Over the rest of the month, prime minister Corbyn tried to push through his radical agenda. Student fees were abolished and old debts were written off with money created by the Bank of England. The water, rail and energy industries were taken into state ownership and investors paid only in newly-created ‘Green People’s Bonds’ which were immediately marked down to zero when anyone tried to trade them in the City.'
A new and interesting slant on the state of our politics.
the land, you really dont understand how money works do you?

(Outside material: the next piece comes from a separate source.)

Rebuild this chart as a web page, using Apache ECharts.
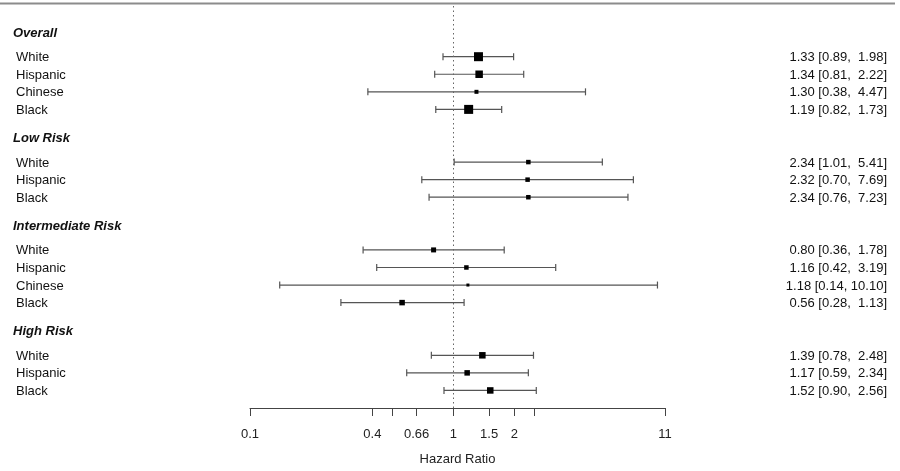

The moment Corbyn is told he has won, and possibly before, money will start moving out the country. Come the opening of the markets it will flood out. And all ths before Corby/McDonnell have done anything.

Once they start implmenting things then the real trouble starts becasue the income they were banking on is no longer there.

Blaming everything on the Bankers is naive to the limit. There were numerous things that caused it including councils investing in Iceland (not the shop) as well as sub prime Mortgages being sold wrongly in the US. Top this with the labour administration having had a spendng spree and there's why you have to have cut backs.

However, regardless of those problems cutbacks wwere required, or have you forgotten the myriad of non-jobs posted in the Guardian for 50K a pop?
//I favour a party which, in my opinion, is better for the country as a whole//

So you're not voting for either other two main cretins then?
So what policies will Bojo follow to make life less painful?
//so what policies will Bojo follow to make life less painful//

Their using the Japanese model with any luck. Ritual suicide of the entire cabinet if they fail to deliver Brexit by Jan 31st.
*They're. Dammit, can't blame that on autocorrect.
Question Author
It gets worse, just when you (Theland) thought it couldn't;
'Massive increases in public sector pay were pushed through but that didn’t stop Unite calling a series of strikes to ask for more. As the political world gathered again in January, the crisis only deepened. The EU declared that state aid rules had been broken and started legal action against the British government. Foreign secretary Diane Abbott tried to re-open negotiations on a new Withdrawal Agreement, but the prime minister’s declaration that he would campaign for Leave in a subsequent referendum meant the EU refused to talk any more.

At a crisis summit on 30 January, Angela Merkel and Emmanuel Macron agreed Britain would have to leave the EU the next day without a deal. Tariffs and border checks were imposed overnight. It got worse on the first day of February when president Trump announced tariffs of 50 per cent on all British goods in retaliation for Corbyn’s tax raid on Amazon. Trump completely banned the sale of Scotch whisky saying everyone should drink bourbon instead.'
Quite YMB, we've booked extra CPU in my bank just in case. We have 2 extra CECs standing by. Our Securities and cash process is pretty robust but we are anticipating huge throughput on Thursday/Friday if the market gets a sniff that Jezza could enter no 10.